Besides this she has her Magazine, her Ships, and her Treasures. She exercises Commerce; and when we arrived in this Country, the Princess, whom I have reported to be treated like a Queen, was exceedingly embroiled with the King her Father, because that he reserved to himself alone almost all the Foreign Trade, and that thereby she found herself deprived thereof, contrary to the ancient Custom of the Kingdom.

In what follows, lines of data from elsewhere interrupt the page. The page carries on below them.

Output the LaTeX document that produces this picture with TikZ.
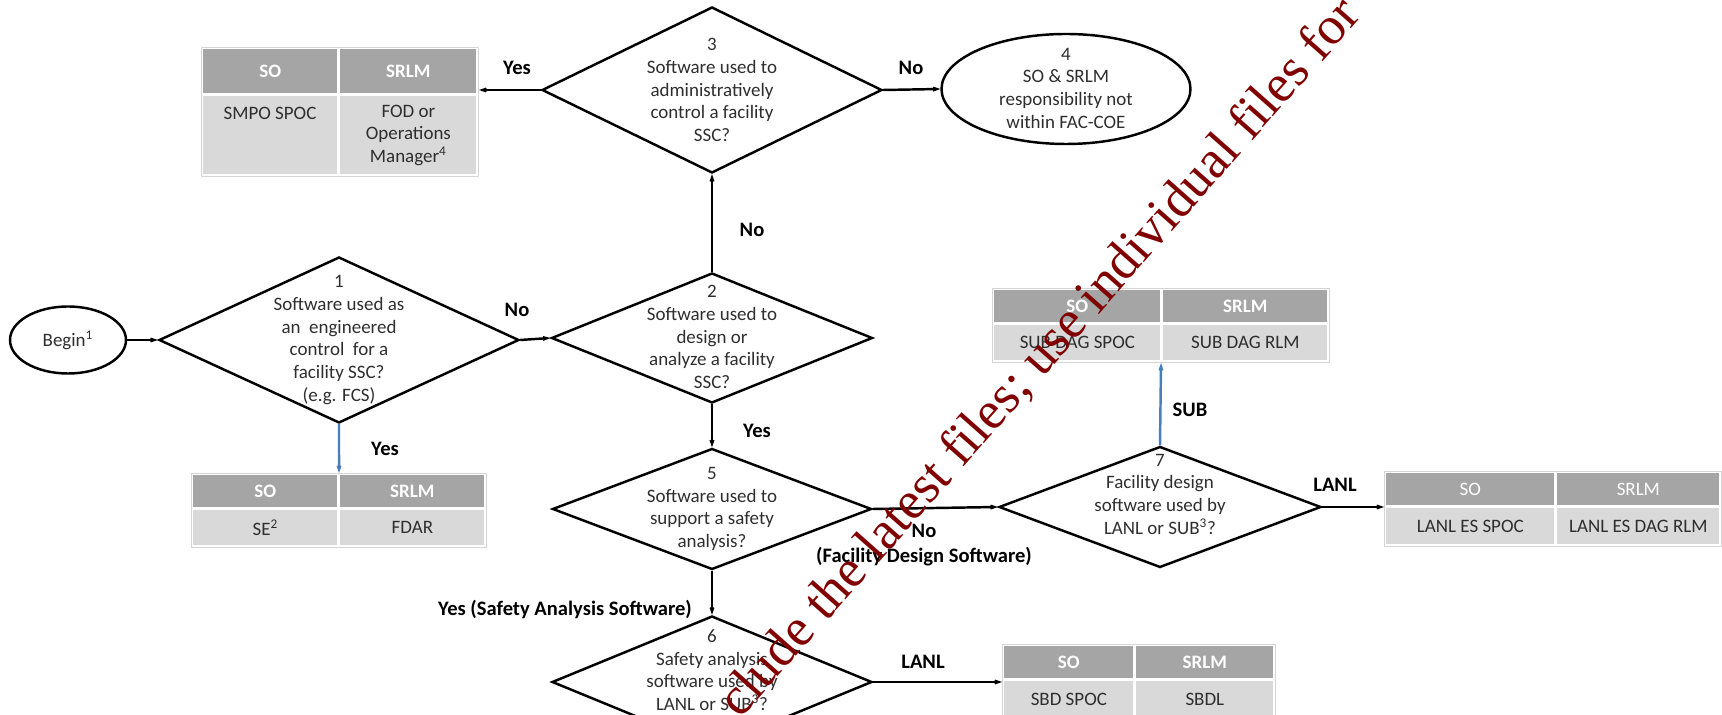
\documentclass[tikz,border=0pt]{standalone}
\usepackage{fontspec}
\setmainfont{Carlito}
\newfontfamily\wmfont{Liberation Serif}
\usetikzlibrary{shapes.geometric,arrows.meta}
\definecolor{hdrgray}{HTML}{A5A5A5}
\definecolor{bodygray}{HTML}{D9D9D9}
\definecolor{bordergray}{HTML}{D4D4D4}
\definecolor{txtgray}{HTML}{2E2E2E}
\definecolor{flowblue}{HTML}{4A7EBB}
\definecolor{wmred}{HTML}{800000}
\begin{document}
\begin{tikzpicture}[x=0.02cm,y=-0.02cm,
  sz/.style 2 args={minimum width=#1*0.02cm,minimum height=#2*0.02cm},
  dia/.style={diamond,draw=black,line width=1.4pt,inner sep=0pt},
  term/.style={ellipse,draw=black,line width=1.4pt,inner sep=0pt,text=txtgray,font=\fontsize{10.8}{12.9}\selectfont},
  dtext/.style={align=center,text=txtgray,font=\fontsize{10.8}{12.9}\selectfont,inner sep=0pt},
  lbl/.style={align=center,font=\fontsize{11.7}{14.2}\selectfont\bfseries,text=black,inner sep=0pt},
  arr/.style={line width=1.4pt,-{Stealth[length=8pt,width=5.6pt,inset=5pt]}},
  barr/.style={arr,draw=flowblue},
  tframe/.style={rectangle,draw=bordergray,line width=0.6pt,fill=white,inner sep=0pt,anchor=north west},
  hcell/.style={rectangle,fill=hdrgray,text=white,font=\fontsize{10.8}{12.9}\selectfont\bfseries,inner sep=0pt,anchor=north west},
  hcellr/.style={hcell,font=\fontsize{10.8}{12.9}\selectfont},
  bcell/.style={rectangle,fill=bodygray,text=txtgray,font=\fontsize{10.8}{12.9}\selectfont,inner sep=0pt,anchor=north west,align=center},
  btext/.style={text=txtgray,font=\fontsize{10.8}{12.9}\selectfont,inner sep=0pt},
  wm/.style={text=wmred,font=\wmfont\fontsize{30.5}{36}\selectfont,inner sep=0pt}
]
\useasboundingbox (0,0) rectangle (1722,715);
\clip (0,0) rectangle (1722,715);

% terminals
\node[term,sz={116}{67}] (begin) at (68,340) {Begin\textsuperscript{1}};
\node[term,sz={249}{110}] (e4) at (1066,89) {};
\node[dtext] (e4t) at (1066,88) {4\\SO \& SRLM\\responsibility not\\within FAC-COE};

% decisions
\node[dia,sz={360}{166}] (d1) at (339,340) {};
\node[dtext] (d1t) at (339,340) {1\\Software used as\\an\ \ engineered\\control\ \ for a\\facility SSC?\\(e.g. FCS)};
\node[dia,sz={321}{130}] (d2) at (712,338) {};
\node[dtext] (d2t) at (712,337) {2\\Software used to\\design or\\analyze a facility\\SSC?};
\node[dia,sz={340}{166}] (d3) at (712,90) {};
\node[dtext] (d3t) at (712,90) {3\\Software used to\\administratively\\control a facility\\SSC?};
\node[dia,sz={319}{121}] (d5) at (712,509) {};
\node[dtext] (d5t) at (712,509) {5\\Software used to\\support a safety\\analysis?};
\node[dia,sz={320}{132}] (d6) at (712,682) {};
\node[dtext] (d6t) at (712,670) {6\\Safety analysis\\software used by\\LANL or SUB\textsuperscript{3}?};
\node[dia,sz={322}{121}] (d7) at (1160,507) {};
\node[dtext] (d7t) at (1160,494) {7\\Facility design\\software used by\\LANL or SUB\textsuperscript{3}?};

% table A
\node[tframe,sz={277}{129}] (tA) at (201,47) {};
\node[hcell,sz={134}{44}] (tAh1) at (203,49) {SO};
\node[hcell,sz={136}{44}] (tAh2) at (340,49) {SRLM};
\node[bcell,sz={134}{78}] (tAb1) at (203,96) {};
\node[bcell,sz={136}{78}] (tAb2) at (340,96) {FOD or\\Operations\\Manager\textsuperscript{4}};
\node[btext] (tAb1t) at (270,113) {SMPO SPOC};

% table B
\node[tframe,sz={295}{74}] (tB) at (191,473) {};
\node[hcell,sz={144}{32}] (tBh1) at (193,475) {SO};
\node[hcell,sz={144}{32}] (tBh2) at (340,475) {SRLM};
\node[bcell,sz={144}{35}] (tBb1) at (193,510) {SE\textsuperscript{2}};
\node[bcell,sz={144}{35}] (tBb2) at (340,510) {FDAR};

% table C
\node[tframe,sz={337}{74}] (tC) at (992,288) {};
\node[hcell,sz={166}{32}] (tCh1) at (994,290) {SO};
\node[hcell,sz={164}{32}] (tCh2) at (1163,290) {SRLM};
\node[bcell,sz={166}{35}] (tCb1) at (994,325) {SUB DAG SPOC};
\node[bcell,sz={164}{35}] (tCb2) at (1163,325) {SUB DAG RLM};

% table D
\node[tframe,sz={337}{75}] (tD) at (1384,471) {};
\node[hcellr,sz={168}{32}] (tDh1) at (1386,473) {SO};
\node[hcellr,sz={162}{32}] (tDh2) at (1557,473) {SRLM};
\node[bcell,sz={168}{36}] (tDb1) at (1386,508) {LANL ES SPOC};
\node[bcell,sz={162}{36}] (tDb2) at (1557,508) {LANL ES DAG RLM};

% table E
\node[tframe,sz={273}{76}] (tE) at (1002,644) {};
\node[hcell,sz={129}{32}] (tEh1) at (1004,646) {SO};
\node[hcell,sz={137}{32}] (tEh2) at (1136,646) {SRLM};
\node[bcell,sz={129}{37}] (tEb1) at (1004,681) {SBD SPOC};
\node[bcell,sz={137}{37}] (tEb2) at (1136,681) {SBDL};

% connectors
\draw[arr] (begin.east) -- (d1.west);
\draw[arr] (d1.east) -- (d2.west);
\draw[arr] (d2.north) -- (d3.south);
\draw[arr] (d3.west) -- (d3.west -| tA.east);
\draw[arr] (d3.east) -- (e4.west);
\draw[barr] (d1.south) -- (tB.north);
\draw[arr] (d2.south) -- (d5.north);
\draw[arr] (d5.east) -- (d7.west);
\draw[arr] (d5.south) -- (d6.north);
\draw[barr] (d7.north) -- (tC.south);
\draw[arr] (d7.east) -- (d7.east -| tD.west);
\draw[arr] (d6.east) -- (d6.east -| tE.west);

% labels
\node[lbl] (l3y) at (517,68) {Yes};
\node[lbl] (l3n) at (911,68) {No};
\node[lbl] (l2n) at (752,230) {No};
\node[lbl] (l1n) at (517,310) {No};
\node[lbl] (l1y) at (385,449) {Yes};
\node[lbl] (l2y) at (757,431) {Yes};
\node[lbl] (l5n) at (924,545) {No\\(Facility Design Software)};
\node[lbl] (lsub) at (1190,410) {SUB};
\node[lbl] (l7l) at (1335,485) {LANL};
\node[lbl] (l5y) at (565,609) {Yes (Safety Analysis Software)};
\node[lbl] (l6l) at (923,662) {LANL};

% watermark
\node[wm,rotate=48.5,anchor=base west] (wmark) at (740,720) {clude the latest files; use individual files for};
\end{tikzpicture}
\end{document}
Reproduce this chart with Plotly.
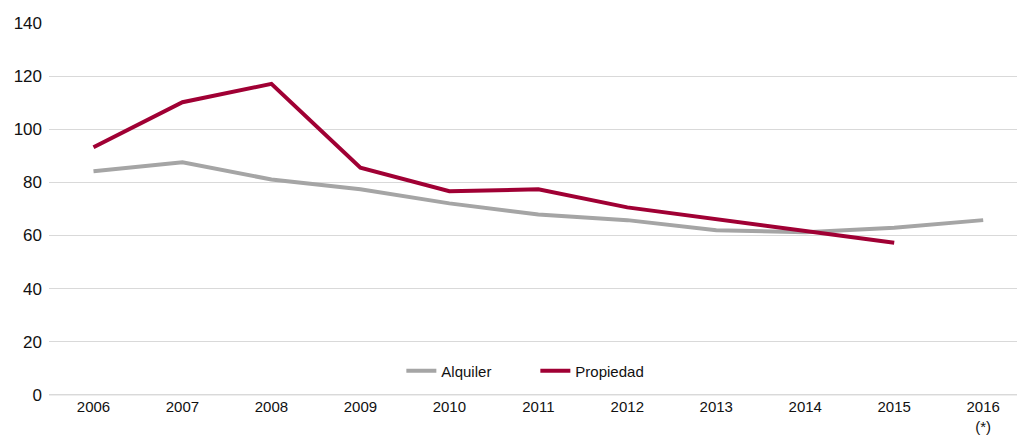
import plotly.graph_objects as go

# Años del eje horizontal (el último es provisional)
years = ["2006", "2007", "2008", "2009", "2010", "2011",
         "2012", "2013", "2014", "2015", "2016"]
year_labels = ["2006", "2007", "2008", "2009", "2010", "2011",
               "2012", "2013", "2014", "2015", "2016<br>(*)"]

# Series
alquiler = [84.2, 87.6, 81.1, 77.4, 72.1, 67.9, 65.8, 62.0, 61.2, 62.9, 65.8]
propiedad = [93.2, 110.2, 117.1, 85.5, 76.7, 77.4, 70.6, 66.2, 61.7, 57.3, None]

y_ticks = [0, 20, 40, 60, 80, 100, 120, 140]

GRAY = "#A5A5A5"
RED = "#A00034"
GRID = "#D9D9D9"
FONT = "Liberation Sans, Arial, sans-serif"
TEXT = "#111111"

fig = go.Figure()
fig.add_trace(go.Scatter(
    x=years, y=alquiler, name="Alquiler", mode="lines",
    line=dict(color=GRAY, width=4), cliponaxis=False,
))
fig.add_trace(go.Scatter(
    x=years, y=propiedad, name="Propiedad", mode="lines",
    line=dict(color=RED, width=4), cliponaxis=False,
))

# Línea base en y = 0
fig.add_shape(type="line", xref="paper", yref="y", x0=0, x1=1, y0=0, y1=0,
              line=dict(color=GRID, width=1), layer="below")

fig.update_layout(
    width=1017, height=441,
    margin=dict(l=49, r=0, t=23, b=45),
    paper_bgcolor="white", plot_bgcolor="white",
    font=dict(family=FONT, color=TEXT),
    showlegend=True,
    legend=dict(
        orientation="h", x=0.364, y=0.067, xanchor="left", yanchor="middle",
        font=dict(size=15, family=FONT, color=TEXT),
        itemwidth=30, entrywidth=89, bgcolor="rgba(0,0,0,0)",
    ),
    xaxis=dict(
        type="category", range=[-0.5, 10.38],
        tickvals=years, ticktext=year_labels,
        showgrid=False, showline=False, zeroline=False, ticks="",
        tickfont=dict(size=15, family=FONT, color=TEXT),
    ),
    yaxis=dict(
        range=[-0.4, 140], tickvals=y_ticks,
        showgrid=True, gridcolor=GRID, gridwidth=1,
        zeroline=False, showline=False, ticks="",
        tickfont=dict(size=17, family=FONT, color=TEXT),
        ticklabelstandoff=6,
    ),
)

fig.write_html("out.html")
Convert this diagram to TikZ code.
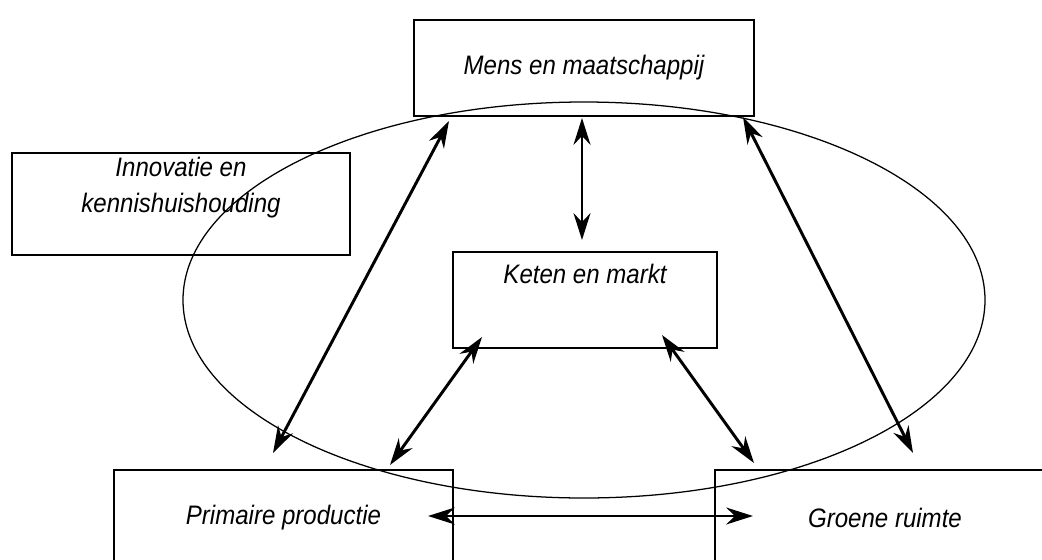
\documentclass[tikz,border=0pt]{standalone}
\usepackage{fontspec}
\setmainfont{Liberation Sans}[FakeStretch=0.9]
\usetikzlibrary{arrows.meta}
\tikzset{
	box/.style={draw, line width=0.8pt, minimum height=2.4cm, inner sep=0pt},
	txt/.style={font=\itshape\fontsize{19}{25.6}\selectfont, align=center, inner sep=0pt},
	link/.style={{Stealth[length=19pt,width=12pt]}-{Stealth[length=19pt,width=12pt]}, line width=2.1pt}
}

\begin{document}
\begin{tikzpicture}[x=0.025cm, y=-0.025cm]
	\useasboundingbox (0,0) rectangle (1042,560);
	\clip (0,0) rectangle (1042,560);
	% the ellipse behind everything
	\draw [ line width=0.9pt ] (584,300) ellipse [ x radius=401, y radius=198 ];
	\node [ box, txt, minimum width=8.5cm ] (1) at (584,68)
		{Mens en maatschappij};
	\node [ box, minimum width=8.45cm, minimum height=2.55cm ] (2) at (181,204) {};
	\node [ txt, anchor=north ] (2t) at (181,157)
		{Innovatie en\\kennishuishouding};
	\node [ box, minimum width=6.6cm ] (3) at (585,300) {};
	\node [ txt, anchor=north ] (3t) at (585,264)
		{Keten en markt};
	\node [ box, txt, minimum width=8.475cm ] (4) at (283.5,518)
		{Primaire productie};
	\node [ box, txt, minimum width=8.5cm ] (5) at (885,518)
		{Groene ruimte};
	% arrow ends
	\coordinate (a1) at (582,118);
	\coordinate (a2) at (582,240);
	\coordinate (b1) at (449,121);
	\coordinate (b2) at (273,453);
	\coordinate (c1) at (743,117);
	\coordinate (c2) at (913,453);
	\coordinate (d1) at (482,337);
	\coordinate (d2) at (390,465);
	\coordinate (e1) at (662,335);
	\coordinate (e2) at (754,463);
	\coordinate (f1) at (428,516);
	\coordinate (f2) at (753,516);
	\draw [ link ] (a1) to (a2);
	\draw [ link ] (b1) to (b2);
	\draw [ link ] (c1) to (c2);
	\draw [ link ] (d1) to (d2);
	\draw [ link ] (e1) to (e2);
	\draw [ link ] (f1) to (f2);
\end{tikzpicture}
\end{document}
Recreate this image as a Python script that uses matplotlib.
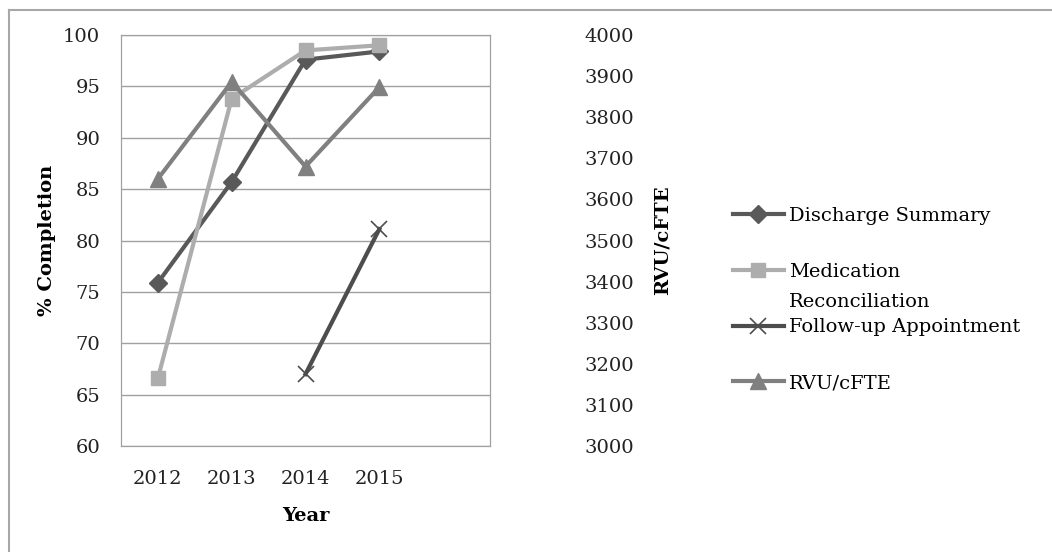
import numpy as np
import matplotlib.pyplot as plt
from matplotlib.lines import Line2D

years = ['2012', '2013', '2014', '2015']
discharge = [75.9, 85.7, 97.6, 98.4]
medication = [66.6, 93.8, 98.5, 99.0]
followup = [np.nan, np.nan, 67.0, 81.1]
rvu = [3650, 3886, 3680, 3873]

plt.rcParams['font.family'] = ['DejaVu Serif']

W, H = 1052, 552
fig = plt.figure(figsize=(W / 100, H / 100), dpi=100)
ax = fig.add_axes([121 / W, 1 - 446 / H, 369 / W, 411 / H])
ax2 = ax.twinx()

# last slot on the category axis stays empty, like the original
x = np.arange(len(years))
ax.plot(x, discharge, color='#595959', lw=3, marker='D', ms=9, label='Discharge Summary', zorder=3)
ax.plot(x, medication, color='#adadad', lw=3, marker='s', ms=10, label='Medication', zorder=3)
ax.plot(x, followup, color='#4d4d4d', lw=3, marker='x', ms=11, mew=1.2, label='Follow-up Appointment', zorder=3)
ax2.plot(x, rvu, color='#808080', lw=3, marker='^', ms=11, label='RVU/cFTE', zorder=3)

ax.set_xlim(-0.5, 4.5)
ax.set_ylim(60, 100)
ax.set_yticks(range(60, 101, 5))
ax2.set_ylim(3000, 4000)
ax2.set_yticks(range(3000, 4001, 100))
ax.set_xticks(x)
ax.set_xticklabels(years)
ax.grid(axis='y', color='#a0a0a0', lw=1)
ax.set_axisbelow(True)
for a in (ax, ax2):
    for s in a.spines.values():
        s.set_color('#a0a0a0')
    a.tick_params(length=0, labelsize=14, colors='#222222')
ax.tick_params(axis='y', pad=15)
ax.tick_params(axis='x', pad=17)
ax2.tick_params(axis='y', pad=68)

ax.set_xlabel('Year', fontsize=14, fontweight='bold', labelpad=14)
ax.set_ylabel('% Completion', fontsize=14, fontweight='bold', labelpad=5)
ax2.set_ylabel('RVU/cFTE', fontsize=14, fontweight='bold', labelpad=14)

h1, l1 = ax.get_legend_handles_labels()
h2, l2 = ax2.get_legend_handles_labels()
leg = fig.legend(h1 + h2, l1 + l2, loc='upper left', bbox_to_anchor=(733 / W, 1 - 207 / H),
                 frameon=False, fontsize=14, labelspacing=1.94, handlelength=2.6,
                 handletextpad=0.3, borderpad=0, borderaxespad=0)

# second line of the wrapped legend label
fig.canvas.draw()
bb = leg.get_texts()[1].get_window_extent()
fig.text(bb.x0 / W, (bb.y0 - 12) / H, 'Reconciliation', fontsize=14, va='top', ha='left')

# chart frame: top and left edges only
fig.add_artist(Line2D([9 / W, 1], [1 - 10 / H] * 2, color='#a8a8a8', lw=1.5))
fig.add_artist(Line2D([9 / W] * 2, [0, 1 - 10 / H], color='#a8a8a8', lw=1.5))

fig.savefig('out.png', dpi=100)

Daughters succeed not to the Crown, they are hardly look'd upon as free. 'Tis the eldest Son of the Queen that ought always to succeed by the Law. Nevertheless because that the Siameses can hardly conceive that amongst the Princes of near the same Rank, the most aged should prostrate himself before the younger; it frequently happens that amongst Brethren, tho' they be not all Sons of the Queen, and that amongst Uncles and Nephews, the most advanced in Age is preferred, or rather it is Force which always decides it. The Kings themselves contribute to render the Royal Succession uncertain, because that instead of chusing for their Successor the eldest Son of the Queen, they most frequently follow the Inclination which they have for the Son of some one of their Concubines with whom they are enamour'd.

'This upon this account that the King of Bantam, for example, has lost his Crown and his Liberty. He endeavoured to get one of his Sons, whom he had by one of his Concubines, to be acknowledged for his Successor before his Death: and the eldest Son which he had by the Queen put himself into the hands of the Hollander. They set him upon the Throne after having vanquished his Father, whom they still keep in Prison, if he is not dead: but for the reward of this Service they remain Masters of the Post, and of the whole Commerce of Bantam.

The Succession is not better regulated at China, though there be an express and very ancient Law in favour of the eldest Son of the Queen. But what Rule can there be in a thing, how important soever it be, when the Passions of the Kings do always seek to imbroil it? All the Orientals, in the choice of a Governor, adhere most to the Royal Family, and not to a certain Prince of the Royal Family: uncertain in the sole thing wherein all the Europeans are not. In all the rest we vary every day, and they never do. Always the same Manners amongst them, always the same Laws, the same Religion, the same Worship; as may be judged by comparing what the Ancients have writ concerning the Indians, with what we do now see.

I have said that 'tis the Women of the Palace which dress the King of Siam; but they have no charge of his Wardrobe; he has Officers on purpose. The most considerable of all is he that touches his Bonnet, altho he be not permitted to put it upon the Head of the King his Master. 'Tis a Prince of the Royal blood of Camboya; by reason that the King of Siam boasts in being thence descended, not being able to vaunt in being of the race of the Kings of his Predecessors. The Title of this Master of the Wardrobe is Oc-ya Out haya tanne, which sufficiently evinces that the Title of Pa-ya does not signfie Prince, seeing that this Prince wears it not. Under him Oc-Pra Rayja Vounsa has the charge of the cloaths. Rayja or Raja or Ragi or Ratcha, are only an Indian term variously pronounced, which signifies King, or Royal, and which enters into the composition of several Names amongst the Indians.